Sin embargo, en lugar de eso, el viejo aforismo de Protágoras parece haberse transmutado en nuestros tiempos en algo así como “Las cosas son la medida de todo hombre”. De ahí que la erística –el arte de aparentar que se lleva la razón, se esté o no en lo cierto–, fundada precisamente por Protágoras, y su descendiente directa, la propaganda, hayan sustituido, primero en el ámbito cultural, después en el político, luego en el económico y por último en el científico, a esos serenos, sesudos y sosegados debates y análisis en busca de lo bueno, de lo verdadero y de lo bello, que han caracterizado a la Filosofía occidental desde sus inicios.

La política, la economía y las finanzas, tanto en la teoría como en la práctica, son hoy apenas algo más que imagen y propaganda, un producto más de consumo masivo donde lo importante es la apariencia, no el contenido; pues no se busca lo verdadero, sino lo atractivo o, peor aún, lo que es beneficioso únicamente para los intereses y objetivos de élites muy reducidas. Las ciencias naturales, particularmente la biología y su hija más querida, la ecología, han dejado de ser la ciencia que estudia los seres vivos y sus interacciones en el medio natural para convertirse en una neorreligión apocalíptica (un mal remedo de la “religión de la humanidad” que ya entrevió Auguste Comte, el mismo que, por cierto, acuñó el concepto de “Física social”, edulcorado después con el eufemismo “Sociología”) que, en su forma más extrema y más política, trabaja activamente por la llegada de un nuevo mesías en forma de gobierno mundial destinado a actuar como sanedrín de un nuevo culto neolítico a la Madre Tierra, con derecho a lapidar social o incluso físicamente a los disidentes; y a dilapidar, si es preciso, veinticinco siglos de civilización occidental. Consecuentemente, las ciencias sociales, después de haber sido durante un siglo y medio el campo de batalla ideológico por excelencia, han acabado degenerando, en mayor o menor medida, en un conductismo pedestre cuando no en mera zoología aplicada a los grupos humanos.

En pocas palabras, ese retruécano sobre el aforismo de Protágoras, lejos de ser una hipérbole más o menos ingeniosa, es en realidad el auténtico lema de nuestro tiempo: el de un descarnado materialismo cultural, científico, técnico, sociológico y antropológico (la otra cara de la moneda, por cierto, del relativismo moral) típico de las culturas en avanzado estado de decadencia que ya han dado el primer paso hacia su descomposición, camuflada, eso sí, bajo la bandera de la libertad individual.

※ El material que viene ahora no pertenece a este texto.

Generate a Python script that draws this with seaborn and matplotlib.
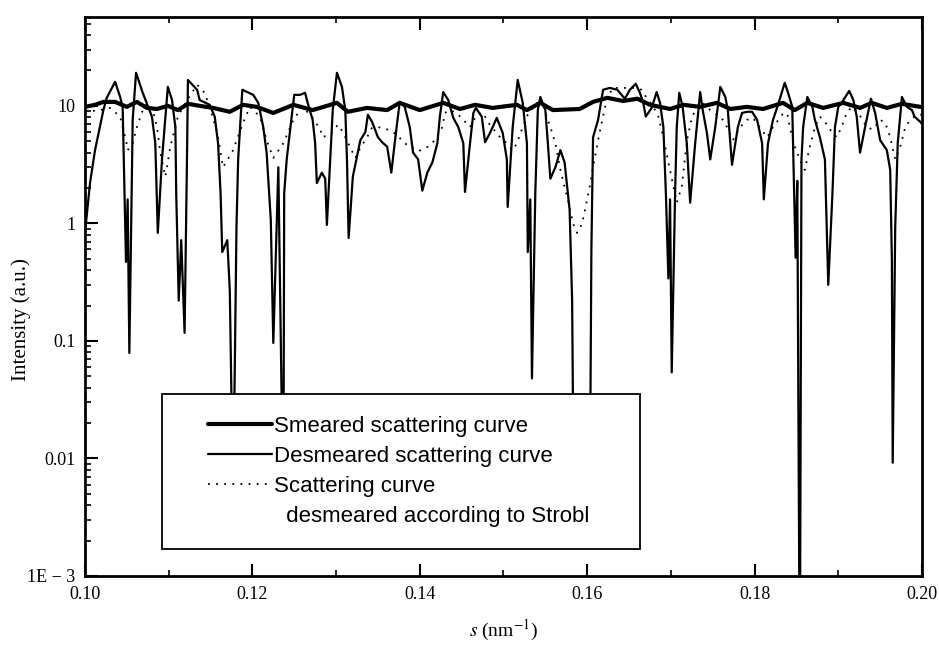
import numpy as np
import matplotlib
matplotlib.use("Agg")
import matplotlib.pyplot as plt
from matplotlib.lines import Line2D
from matplotlib.legend_handler import HandlerLine2D
from matplotlib.ticker import FixedLocator, LogLocator, NullFormatter
import seaborn as sns

# =====================================================
# DATA
# =====================================================

s_smeared = [0.1000, 0.1012, 0.1022, 0.1036, 0.1050, 0.1062, 0.1074, 0.1086, 0.1099, 0.1111,
             0.1123, 0.1137, 0.1153, 0.1173, 0.1189, 0.1205, 0.1225, 0.1249, 0.1272, 0.1301,
             0.1314, 0.1337, 0.1361, 0.1376, 0.1400, 0.1428, 0.1448, 0.1466, 0.1487, 0.1516,
             0.1528, 0.1544, 0.1559, 0.1591, 0.1607, 0.1624, 0.1643, 0.1660, 0.1675, 0.1699,
             0.1715, 0.1735, 0.1755, 0.1771, 0.1791, 0.1810, 0.1834, 0.1848, 0.1863, 0.1882,
             0.1906, 0.1926, 0.1940, 0.1958, 0.1976, 0.1998]
i_smeared = [9.8, 10.2, 10.8, 10.8, 9.8, 10.8, 9.6, 9.4, 10.0, 9.2,
             10.4, 10.0, 9.6, 8.9, 10.2, 9.8, 8.7, 10.2, 9.2, 10.6,
             8.9, 9.6, 9.2, 10.6, 9.2, 10.6, 9.4, 10.2, 9.6, 10.2,
             9.2, 10.6, 9.2, 9.4, 10.8, 11.7, 11.0, 11.5, 10.2, 9.4,
             10.2, 9.8, 10.6, 9.4, 9.8, 9.4, 10.6, 9.2, 10.6, 9.6,
             10.6, 9.6, 10.6, 9.6, 10.4, 9.8]

s_desmeared = [0.1000, 0.1006, 0.1012, 0.1022, 0.1026, 0.1036, 0.1042, 0.1045, 0.1049, 0.1051,
               0.1053, 0.1057, 0.1061, 0.1069, 0.1080, 0.1084, 0.1087, 0.1092, 0.1097, 0.1099,
               0.1104, 0.1108, 0.1109, 0.1112, 0.1115, 0.1119, 0.1122, 0.1123, 0.1134, 0.1137,
               0.1149, 0.1155, 0.1159, 0.1162, 0.1164, 0.1170, 0.1173, 0.1177, 0.1181, 0.1183,
               0.1188, 0.1201, 0.1207, 0.1213, 0.1217, 0.1222, 0.1225, 0.1231, 0.1237, 0.1238,
               0.1241, 0.1250, 0.1257, 0.1263, 0.1266, 0.1272, 0.1275, 0.1277, 0.1283, 0.1287,
               0.1289, 0.1293, 0.1296, 0.1301, 0.1307, 0.1311, 0.1313, 0.1315, 0.1320, 0.1325,
               0.1329, 0.1335, 0.1338, 0.1343, 0.1350, 0.1355, 0.1361, 0.1366, 0.1370, 0.1376,
               0.1382, 0.1388, 0.1392, 0.1398, 0.1403, 0.1409, 0.1415, 0.1421, 0.1424, 0.1428,
               0.1434, 0.1440, 0.1446, 0.1452, 0.1454, 0.1460, 0.1464, 0.1467, 0.1474, 0.1478,
               0.1484, 0.1492, 0.1499, 0.1504, 0.1505, 0.1511, 0.1517, 0.1523, 0.1528, 0.1529,
               0.1532, 0.1534, 0.1538, 0.1541, 0.1544, 0.1550, 0.1553, 0.1556, 0.1562, 0.1568,
               0.1573, 0.1579, 0.1582, 0.1584, 0.1594, 0.1603, 0.1605, 0.1607, 0.1613, 0.1619,
               0.1627, 0.1636, 0.1639, 0.1645, 0.1651, 0.1658, 0.1663, 0.1667, 0.1670, 0.1677,
               0.1683, 0.1687, 0.1691, 0.1694, 0.1697, 0.1699, 0.1701, 0.1705, 0.1707, 0.1710,
               0.1714, 0.1719, 0.1723, 0.1729, 0.1735, 0.1738, 0.1743, 0.1747, 0.1753, 0.1759,
               0.1765, 0.1768, 0.1773, 0.1780, 0.1785, 0.1791, 0.1797, 0.1803, 0.1809, 0.1811,
               0.1816, 0.1822, 0.1828, 0.1836, 0.1840, 0.1845, 0.1846, 0.1849, 0.1851, 0.1854,
               0.1856, 0.1858, 0.1863, 0.1869, 0.1872, 0.1878, 0.1884, 0.1888, 0.1893, 0.1896,
               0.1900, 0.1904, 0.1913, 0.1918, 0.1922, 0.1926, 0.1932, 0.1939, 0.1944, 0.1950,
               0.1958, 0.1962, 0.1964, 0.1965, 0.1968, 0.1971, 0.1976, 0.1982, 0.1988, 0.1991,
               0.1998, 0.2000]
i_desmeared = [0.83, 2.2, 4.2, 9.2, 11.7, 16.0, 11.9, 9.8, 0.47, 1.6,
               0.079, 7.6, 19.1, 12.9, 8.1, 4.8, 0.83, 3.5, 9.8, 14.5,
               11.2, 6.6, 1.8, 0.22, 0.72, 0.117, 4.2, 16.6, 13.7, 11.2,
               10.2, 8.1, 4.8, 1.8, 0.57, 0.72, 0.27, 0.004, 0.93, 3.5,
               13.7, 12.4, 10.6, 6.6, 4.0, 1.07, 0.096, 3.0, 0.003, 1.8,
               3.5, 12.4, 12.4, 12.9, 10.6, 7.6, 4.8, 2.2, 2.7, 2.4,
               0.97, 3.5, 9.2, 19.1, 14.5, 9.2, 3.5, 0.75, 2.5, 3.7,
               5.1, 6.0, 8.4, 7.3, 5.4, 4.9, 4.5, 2.7, 4.8, 10.8,
               9.8, 6.6, 4.0, 3.5, 1.9, 2.7, 3.3, 4.8, 8.1, 13.1,
               11.2, 7.9, 6.6, 4.8, 1.85, 4.8, 8.7, 9.6, 8.1, 4.9,
               5.9, 7.9, 5.9, 3.5, 1.38, 6.6, 16.6, 10.6, 4.8, 0.57,
               1.6, 0.048, 1.8, 9.2, 11.9, 9.2, 4.8, 2.4, 3.0, 4.2,
               3.3, 1.3, 0.22, 0.004, 0.015, 0.003, 0.59, 5.4, 7.6, 13.7,
               14.2, 13.7, 12.9, 11.5, 13.7, 15.4, 12.9, 10.6, 8.1, 9.6,
               13.1, 10.6, 6.6, 1.8, 0.34, 1.6, 0.054, 1.8, 6.6, 12.9,
               9.8, 4.8, 1.5, 4.8, 13.1, 9.2, 5.9, 3.5, 6.6, 14.5,
               11.9, 9.2, 3.15, 6.6, 8.7, 8.9, 8.9, 7.6, 4.8, 1.6,
               4.8, 7.6, 10.2, 15.7, 12.9, 9.8, 4.5, 0.51, 2.3, 0.0001,
               3.5, 6.6, 11.9, 9.8, 7.6, 5.4, 3.5, 0.30, 1.8, 6.6,
               9.8, 10.6, 13.4, 11.2, 8.1, 4.0, 6.6, 11.5, 8.7, 5.1,
               4.2, 2.85, 0.49, 0.0092, 0.93, 4.8, 11.9, 9.8, 9.2, 8.1,
               7.3, 7.0]

s_strobl = [0.1000, 0.1018, 0.1030, 0.1042, 0.1045, 0.1049, 0.1051, 0.1057, 0.1062, 0.1069,
            0.1075, 0.1081, 0.1086, 0.1090, 0.1096, 0.1102, 0.1111, 0.1122, 0.1134, 0.1143,
            0.1149, 0.1158, 0.1165, 0.1177, 0.1189, 0.1197, 0.1209, 0.1217, 0.1225, 0.1237,
            0.1249, 0.1260, 0.1272, 0.1281, 0.1284, 0.1295, 0.1302, 0.1308, 0.1317, 0.1323,
            0.1329, 0.1337, 0.1343, 0.1350, 0.1361, 0.1373, 0.1380, 0.1391, 0.1398, 0.1410,
            0.1418, 0.1427, 0.1430, 0.1436, 0.1444, 0.1452, 0.1460, 0.1468, 0.1476, 0.1481,
            0.1496, 0.1504, 0.1511, 0.1516, 0.1523, 0.1529, 0.1540, 0.1547, 0.1556, 0.1562,
            0.1568, 0.1573, 0.1579, 0.1583, 0.1588, 0.1594, 0.1600, 0.1603, 0.1607, 0.1613,
            0.1618, 0.1624, 0.1631, 0.1643, 0.1655, 0.1665, 0.1671, 0.1679, 0.1685, 0.1691,
            0.1697, 0.1703, 0.1707, 0.1713, 0.1717, 0.1720, 0.1725, 0.1731, 0.1738, 0.1747,
            0.1755, 0.1762, 0.1767, 0.1774, 0.1783, 0.1791, 0.1798, 0.1806, 0.1815, 0.1822,
            0.1833, 0.1839, 0.1842, 0.1848, 0.1854, 0.1860, 0.1866, 0.1872, 0.1878, 0.1884,
            0.1890, 0.1898, 0.1904, 0.1910, 0.1916, 0.1924, 0.1934, 0.1941, 0.1950, 0.1956,
            0.1962, 0.1968, 0.1974, 0.1980, 0.1986, 0.1994, 0.2000]
i_strobl = [8.9, 9.2, 9.6, 8.1, 6.6, 5.1, 4.2, 4.8, 6.6, 9.2,
            10.6, 9.2, 6.6, 4.0, 2.5, 4.5, 8.1, 11.2, 15.1, 12.9,
            9.8, 5.9, 3.0, 4.2, 7.2, 9.8, 8.1, 5.1, 3.6, 4.8,
            7.6, 9.8, 7.9, 6.3, 5.4, 5.9, 6.9, 6.0, 4.4, 3.6,
            4.4, 5.4, 6.5, 6.6, 6.3, 5.7, 4.9, 4.4, 4.1, 4.5,
            5.1, 6.6, 8.7, 9.2, 8.7, 7.6, 6.6, 8.4, 8.7, 7.3,
            5.4, 4.8, 4.2, 4.8, 6.6, 8.4, 10.6, 10.2, 6.6, 4.8,
            2.85, 2.05, 1.38, 1.0, 0.83, 1.0, 1.6, 2.05, 3.0, 5.1,
            7.6, 11.9, 14.2, 14.2, 14.2, 13.7, 11.7, 9.8, 8.1, 5.4,
            3.3, 2.05, 1.5, 2.05, 3.7, 5.4, 7.9, 9.8, 10.6, 9.2,
            8.4, 7.6, 6.6, 5.1, 6.6, 7.6, 7.9, 6.6, 5.4, 6.6,
            8.4, 8.7, 6.6, 4.5, 3.5, 2.85, 4.5, 6.6, 8.1, 7.3,
            6.3, 5.4, 6.6, 8.7, 9.8, 8.7, 6.6, 6.3, 7.6, 7.2,
            5.4, 3.5, 4.5, 6.6, 7.6, 8.4, 8.4]

legend_labels = ["Smeared scattering curve",
                 "Desmeared scattering curve",
                 "Scattering curve",
                 "  desmeared according to Strobl"]

x_ticks = [0.10, 0.12, 0.14, 0.16, 0.18, 0.20]
x_tick_labels = ["0.10", "0.12", "0.14", "0.16", "0.18", "0.20"]
x_minor = [0.11, 0.13, 0.15, 0.17, 0.19]
y_ticks = [1e-3, 1e-2, 1e-1, 1, 10]
y_tick_labels = ["1E \u2212 3", "0.01", "0.1", "1", "10"]

# =====================================================
# STYLE
# =====================================================

sns.set_theme(style="ticks")
plt.rcParams["font.family"] = ["Liberation Serif", "DejaVu Serif"]
plt.rcParams["mathtext.fontset"] = "stix"
plt.rcParams["axes.edgecolor"] = "black"
plt.rcParams["text.color"] = "black"
plt.rcParams["axes.labelcolor"] = "black"

fig = plt.figure(figsize=(9.39, 6.46), dpi=100)
ax = fig.add_axes([0.0905, 0.1084, 0.8914, 0.8653])
ax.set_yscale("log")

# =====================================================
# CURVES
# =====================================================

sns.lineplot(x=s_smeared, y=i_smeared, ax=ax, color="black",
             linewidth=3.0, estimator=None, sort=False)
sns.lineplot(x=s_desmeared, y=i_desmeared, ax=ax, color="black",
             linewidth=1.6, estimator=None, sort=False)
sns.lineplot(x=s_strobl, y=i_strobl, ax=ax, color="black",
             linewidth=1.3, linestyle=(0, (1, 3.5)), estimator=None, sort=False)

# =====================================================
# AXES
# =====================================================

ax.set_xlim(0.10, 0.20)
ax.set_ylim(1e-3, 57)

ax.xaxis.set_major_locator(FixedLocator(x_ticks))
ax.set_xticklabels(x_tick_labels)
ax.xaxis.set_minor_locator(FixedLocator(x_minor))

ax.yaxis.set_major_locator(FixedLocator(y_ticks))
ax.set_yticklabels(y_tick_labels)
ax.yaxis.set_minor_locator(LogLocator(base=10, subs=np.arange(2, 10)))
ax.yaxis.set_minor_formatter(NullFormatter())

ax.tick_params(which="both", direction="in", top=True, right=False,
               color="black", labelcolor="black")
ax.tick_params(which="major", length=9, width=1.5, labelsize=13, pad=7)
ax.tick_params(which="minor", length=4.5, width=1.2)

for sp in ax.spines.values():
    sp.set_linewidth(2.0)
    sp.set_color("black")

ax.set_xlabel(r"$s$ (nm$^{-1}$)", fontsize=14)
ax.xaxis.set_label_coords(0.5, -0.075)
ax.set_ylabel("Intensity (a.u.)", fontsize=15)
ax.yaxis.set_label_coords(-0.064, 0.458)

# =====================================================
# LEGEND
# =====================================================

h_sm, h_de, h_st = ax.lines[:3]
blank = Line2D([], [], linestyle="none")
handles = [h_sm, h_de, h_st, blank]
hmap = {h: HandlerLine2D(xpad=1.08) for h in handles}

leg = ax.legend(handles, legend_labels, handler_map=hmap,
                loc="upper left", bbox_to_anchor=(0.092, 0.059, 0.571, 0.2666),
                mode="expand", borderaxespad=0, borderpad=1.0,
                labelspacing=0.4, handlelength=3.96, handletextpad=0.1,
                frameon=True, fancybox=False, framealpha=1,
                edgecolor="black", prop={"family": "Liberation Sans", "size": 16})
leg.get_frame().set_linewidth(1.3)

fig.savefig("out.png", dpi=100, facecolor="white")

O dicho de otro modo, partiendo de la mayoría de edad de la Humanidad, de la Razón autónoma y del libre examen y juicio individual de la Religión, de la Cultura, de la Moral, de la Ciencia, de la Política y de la Economía, tras doscientos años hemos desembocado prácticamente en el opuesto simétrico o, si se quiere, en el estado natural del hombre, que nada tiene que ver con las fantasías de Rousseau: el hombre, en su estado natural, y privado de referencias trascendentes que le ayuden a ordenar su vida y su acción, es un ser alienado, encadenado a sus propias pasiones, sujeto a fuerzas y poderes que no comprende ni puede controlar, y que tampoco puede resistir ni combatir, y que depende de la benevolencia, del criterio e incluso del permiso de los nuevos chamanes para proyectar su acción en el mundo. Porque, en definitiva, eso es lo propio del hombre, lo que le distingue del resto de los seres vivientes: la acción consciente. La acción humana con unos propósitos u objetivos concretos, propósitos u objetivos que nacen de lo adquirido a través de la educación y de la cultura en la que crecemos y nos desarrollamos.